I collaboratori parlamentari

E in mezzo ai tanti problemi del personale, Fico non ha mantenuto un’altra promessa, quella relativa alla posizione dei collaboratori parlamentari. Il presidente della Camera si era assunto l’impegno di risolvere la questione, garantendo ai collaboratori un cambiamento della condizione lavorativa. Attualmente sono considerati una spesa di esercizio del mandato del parlamentare. 

Gli onorevoli fanno quel che vogliono, decidono che tipo di contratto far sottoscrivere, favorendo l’emersione di storie di abusi, talvolta denunciati.

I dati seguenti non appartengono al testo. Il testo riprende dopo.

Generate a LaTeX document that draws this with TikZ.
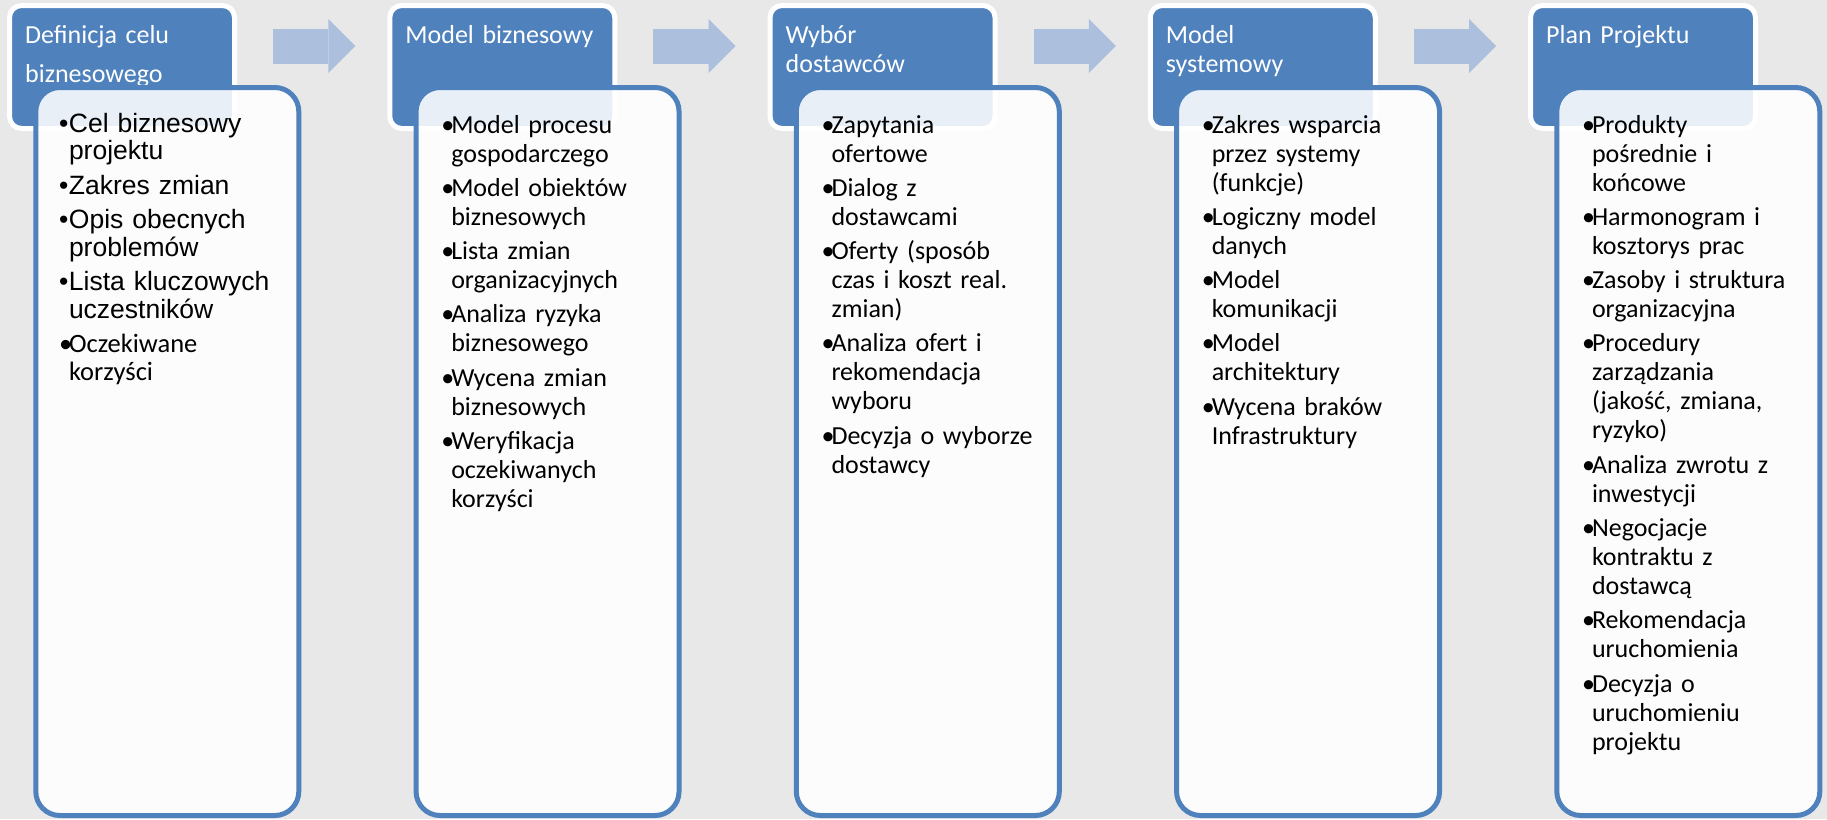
\documentclass[tikz,border=0pt]{standalone}
\usepackage{fontspec}
\setmainfont{Carlito}
\newfontfamily\arialfont{Liberation Sans}
\usepackage{xcolor}
\usepackage{tikz}
\usetikzlibrary{positioning,arrows.meta}
\definecolor{niebieski}{RGB}{79,129,189}
\definecolor{pijl}{RGB}{172,191,221}
\definecolor{tlo}{RGB}{232,232,232}
\newcommand{\kropka}{\makebox[10pt][l]{\textbullet}}
\newcommand{\wc}{\hspace*{10pt}}
\tikzset{
  kop/.style={draw=white, line width=5pt, fill=niebieski, rounded corners=12pt,
              minimum width=225pt, minimum height=123pt, inner sep=0pt, outer sep=0pt},
  tytul/.style={anchor=base west, inner sep=0pt, text=white, text width=205pt,
                align=left, font=\fontsize{26}{29}\selectfont},
  karta/.style={draw=niebieski, line width=5pt, fill=white, fill opacity=0.88,
                rounded corners=24pt, minimum width=263pt, minimum height=728pt,
                inner sep=0pt, outer sep=0pt},
  punkty/.style={anchor=base west, inner sep=0pt, text width=230pt, align=left,
                 font=\fontsize{26}{29}\selectfont},
  strzalka/.style={draw=pijl, line width=35pt,
                   -{Triangle[length=27pt, width=54pt, line width=0pt]}},
}

\begin{document}
\begin{tikzpicture}[x=1pt, y=1pt, node distance=155.25pt]
  \useasboundingbox (0,0) rectangle (1827,-819);
  \fill[tlo] (0,0) rectangle (1827,-819);

  % naglowki etapow
  \node[kop, anchor=north west] (H1) at (9.5,-5.5) {};
  \node[kop, right=of H1] (H2) {};
  \node[kop, right=of H2] (H3) {};
  \node[kop, right=of H3] (H4) {};
  \node[kop, right=of H4] (H5) {};

  \node[tytul] (T1) at ([shift={(15.5,-37.5)}]H1.north west) {Definicja celu\\[10pt]biznesowego};
  \node[tytul] (T2) at ([shift={(15.5,-37.5)}]H2.north west) {Model biznesowy};
  \node[tytul] (T3) at ([shift={(15.5,-37.5)}]H3.north west) {Wybór\\dostawców};
  \node[tytul] (T4) at ([shift={(15.5,-37.5)}]H4.north west) {Model\\systemowy};
  \node[tytul] (T5) at ([shift={(15.5,-37.5)}]H5.north west) {Plan Projektu};

  \draw[strzalka] ([shift={(38.5,21)}]H1.east) -- ([shift={(-34.5,21)}]H2.west);
  \draw[strzalka] ([shift={(38.5,21)}]H2.east) -- ([shift={(-34.5,21)}]H3.west);
  \draw[strzalka] ([shift={(38.5,21)}]H3.east) -- ([shift={(-34.5,21)}]H4.west);
  \draw[strzalka] ([shift={(38.5,21)}]H4.east) -- ([shift={(-34.5,21)}]H5.west);

  % karty z zadaniami
  \node[karta, anchor=north west] (B1) at ([shift={(26.3,-82)}]H1.north west) {};
  \node[karta, anchor=north west] (B2) at ([shift={(26.3,-82)}]H2.north west) {};
  \node[karta, anchor=north west] (B3) at ([shift={(26.3,-82)}]H3.north west) {};
  \node[karta, anchor=north west] (B4) at ([shift={(26.3,-82)}]H4.north west) {};
  \node[karta, anchor=north west] (B5) at ([shift={(26.3,-82)}]H5.north west) {};

  \node[punkty, font=\arialfont\fontsize{26.5}{27.5}\selectfont] (P1)
       at ([shift={(23,-44.5)}]B1.north west)
       {\kropka Cel biznesowy\\\wc projektu\\[7pt]
        \kropka Zakres zmian\\[7pt]
        \kropka Opis obecnych\\\wc problemów\\[7pt]
        \kropka Lista kluczowych\\\wc uczestników\\[7pt]
        \normalfont\kropka Oczekiwane\\\wc korzyści};
  \node[punkty] (P2) at ([shift={(25,-45.5)}]B2.north west)
       {\kropka Model procesu\\\wc gospodarczego\\[5.3pt]
        \kropka Model obiektów\\\wc biznesowych\\[5.3pt]
        \kropka Lista zmian\\\wc organizacyjnych\\[5.3pt]
        \kropka Analiza ryzyka\\\wc biznesowego\\[5.3pt]
        \kropka Wycena zmian\\\wc biznesowych\\[5.3pt]
        \kropka Weryfikacja\\\wc oczekiwanych\\\wc korzyści};
  \node[punkty] (P3) at ([shift={(25,-45.5)}]B3.north west)
       {\kropka Zapytania\\\wc ofertowe\\[5.3pt]
        \kropka Dialog z\\\wc dostawcami\\[5.3pt]
        \kropka Oferty (sposób\\\wc czas i koszt real.\\\wc zmian)\\[5.3pt]
        \kropka Analiza ofert i\\\wc rekomendacja\\\wc wyboru\\[5.3pt]
        \kropka Decyzja o wyborze\\\wc dostawcy};
  \node[punkty] (P4) at ([shift={(25,-45.5)}]B4.north west)
       {\kropka Zakres wsparcia\\\wc przez systemy\\\wc (funkcje)\\[5.3pt]
        \kropka Logiczny model\\\wc danych\\[5.3pt]
        \kropka Model\\\wc komunikacji\\[5.3pt]
        \kropka Model\\\wc architektury\\[5.3pt]
        \kropka Wycena braków\\\wc Infrastruktury};
  \node[punkty] (P5) at ([shift={(25,-45.5)}]B5.north west)
       {\kropka Produkty\\\wc pośrednie i\\\wc końcowe\\[5.3pt]
        \kropka Harmonogram i\\\wc kosztorys prac\\[5.3pt]
        \kropka Zasoby i struktura\\\wc organizacyjna\\[5.3pt]
        \kropka Procedury\\\wc zarządzania\\\wc (jakość, zmiana,\\\wc ryzyko)\\[5.3pt]
        \kropka Analiza zwrotu z\\\wc inwestycji\\[5.3pt]
        \kropka Negocjacje\\\wc kontraktu z\\\wc dostawcą\\[5.3pt]
        \kropka Rekomendacja\\\wc uruchomienia\\[5.3pt]
        \kropka Decyzja o\\\wc uruchomieniu\\\wc projektu};
\end{tikzpicture}
\end{document}
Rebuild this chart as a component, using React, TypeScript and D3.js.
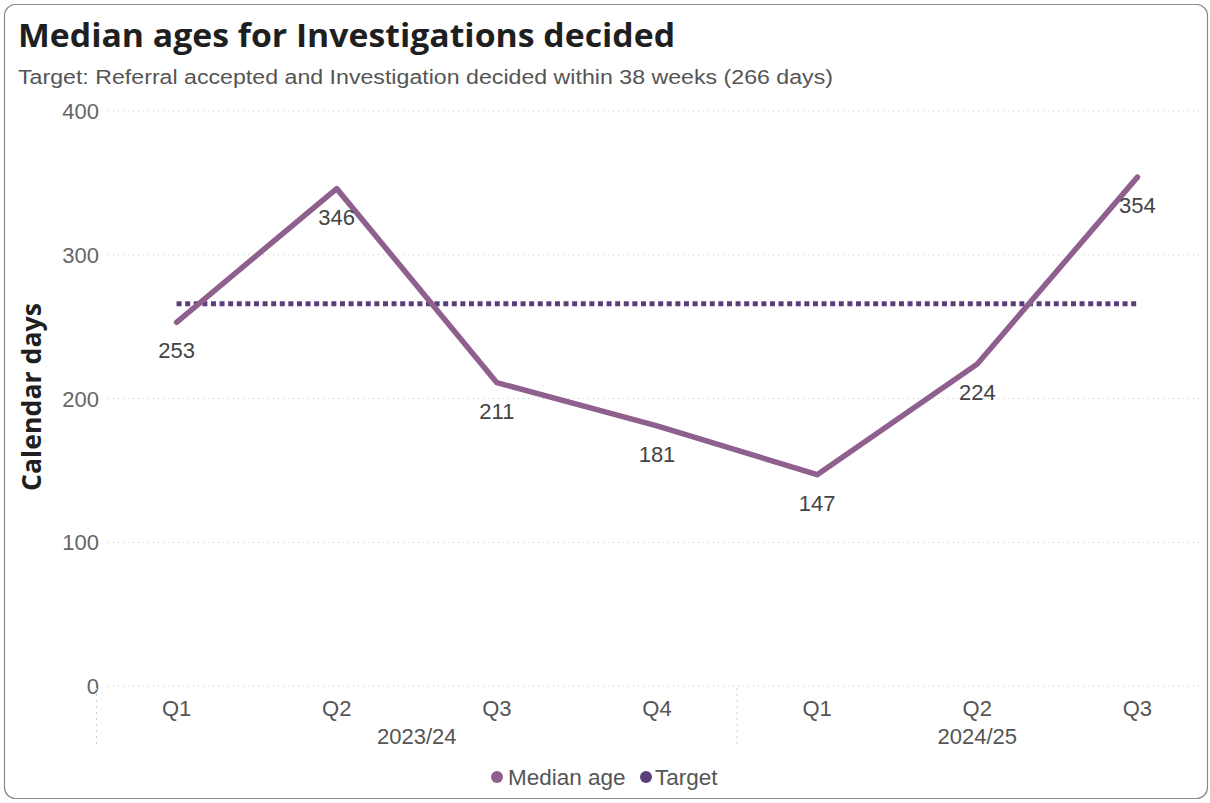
import React from "react";
import * as d3 from "d3";

const quarters = ["Q1", "Q2", "Q3", "Q4", "Q1", "Q2", "Q3"];
const years = ["2023/24", "2023/24", "2023/24", "2023/24", "2024/25", "2024/25", "2024/25"];
const medianAge = [253, 346, 211, 181, 147, 224, 354];
const targetDays = 266;
const yTicks = [0, 100, 200, 300, 400];

const W = 1210;
const H = 803;
const LINE_COLOR = "#8f5f8e";
const TARGET_COLOR = "#5b3f7d";

export default function App() {
  const idx = quarters.map((_, i) => String(i));
  const x = d3.scaleBand<string>().domain(idx).range([96.5, 1217.5]);
  const y = d3.scaleLinear().domain([0, 400]).range([686, 111]);
  const cx = (i: number) => (x(String(i)) as number) + x.bandwidth() / 2;

  const line = d3
    .line<number>()
    .x((_, i) => cx(i))
    .y((d) => y(d));

  const yearGroups = Array.from(new Set(years)).map((yr) => {
    const ids = years.map((v, i) => (v === yr ? i : -1)).filter((i) => i >= 0);
    const left = x(String(ids[0])) as number;
    const right = (x(String(ids[ids.length - 1])) as number) + x.bandwidth();
    return { yr, left, right, mid: (left + right) / 2 };
  });

  const font = "'Liberation Sans', Arial, sans-serif";

  return (
    <svg
      width={W}
      height={H}
      style={{ position: "absolute", left: 0, top: 0, background: "#fff" }}
    >
      <rect x={4.5} y={4.5} width={1203} height={794} rx={11} fill="#fff" stroke="#8a8a8a" strokeWidth={1.2} />
      <text
        x={18}
        y={47}
        fontFamily="'Open Sans', 'Noto Sans', sans-serif"
        fontWeight={700}
        fontSize={32}
        fill="#1f1f1f"
        textLength={657}
        lengthAdjust="spacingAndGlyphs"
      >
        Median ages for Investigations decided
      </text>
      <text x={18} y={84} fontFamily={font} fontSize={19.5} fill="#555" textLength={815} lengthAdjust="spacingAndGlyphs">
        Target: Referral accepted and Investigation decided within 38 weeks (266 days)
      </text>

      {/* gridlines */}
      {yTicks.map((t) => (
        <g key={t}>
          <line x1={108} x2={1200} y1={y(t)} y2={y(t)} stroke="#c8c8c8" strokeWidth={1} strokeDasharray="1,4" />
          <text x={99} y={y(t) + 8} textAnchor="end" fontFamily={font} fontSize={22} fill="#666">
            {t}
          </text>
        </g>
      ))}

      {/* y axis title */}
      <text
        transform={`translate(41,${397}) rotate(-90)`}
        textAnchor="middle"
        fontFamily="'Open Sans', 'Noto Sans', sans-serif"
        fontWeight={700}
        fontSize={27}
        fill="#1f1f1f"
        textLength={188}
        lengthAdjust="spacingAndGlyphs"
      >
        Calendar days
      </text>

      {/* year separators */}
      {[yearGroups[0].left, yearGroups[1].left].map((sx, i) => (
        <line key={i} x1={sx} x2={sx} y1={688} y2={746} stroke="#cfcfcf" strokeWidth={1} strokeDasharray="2,4" />
      ))}

      {/* x labels */}
      {quarters.map((q, i) => (
        <text key={i} x={cx(i)} y={716} textAnchor="middle" fontFamily={font} fontSize={22} fill="#555">
          {q}
        </text>
      ))}
      {yearGroups.map((g) => (
        <text key={g.yr} x={g.mid} y={744} textAnchor="middle" fontFamily={font} fontSize={22} fill="#555">
          {g.yr}
        </text>
      ))}

      {/* target line */}
      <line
        x1={cx(0)}
        x2={cx(medianAge.length - 1)}
        y1={y(targetDays)}
        y2={y(targetDays)}
        stroke={TARGET_COLOR}
        strokeWidth={5}
        strokeDasharray="5,3.6"
      />

      {/* median line */}
      <path d={line(medianAge) || ""} fill="none" stroke={LINE_COLOR} strokeWidth={5.5} strokeLinecap="round" strokeLinejoin="round" />

      {/* data labels */}
      {medianAge.map((v, i) => (
        <text key={i} x={cx(i)} y={y(v) + 36} textAnchor="middle" fontFamily={font} fontSize={22} fill="#444">
          {v}
        </text>
      ))}

      {/* legend */}
      <circle cx={497} cy={777} r={6} fill={LINE_COLOR} />
      <text x={508} y={785} fontFamily={font} fontSize={22.5} fill="#555">
        Median age
      </text>
      <circle cx={646} cy={777} r={6} fill={TARGET_COLOR} />
      <text x={655} y={785} fontFamily={font} fontSize={22.5} fill="#555">
        Target
      </text>
    </svg>
  );
}
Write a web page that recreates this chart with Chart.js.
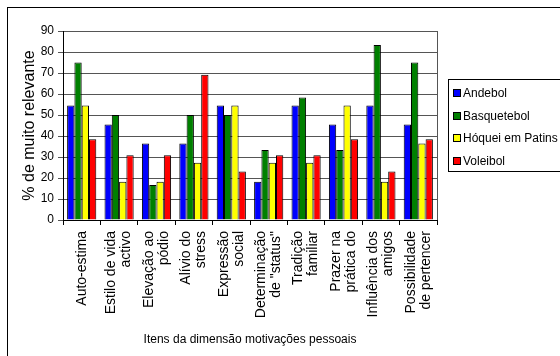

L’Associazione italiana collaboratori parlamentari (Aicp) è nata proprio per portare avanti la battaglia di vedersi riconosciuti dei diritti, chiedendo che il rapporto di lavoro, seppure limitato alla durata della legislatura, fosse slegato dal parlamentare e sottoposto al controllo della camera.

La promessa di Fico era di trovare una soluzione, anche perché dal punto di vista procedurale basterebbe una semplice delibera, che non è mai arrivata. Per questo lo scorso 5 luglio l’Aicp ha promosso un convegno al Senato, coinvolgendo docenti universitari e parlamentari, con la sponda dei collaboratori dell’Europarlamento, per animare il dibattito sulla questione. Ma dai vertici di Montecitorio tutto tace.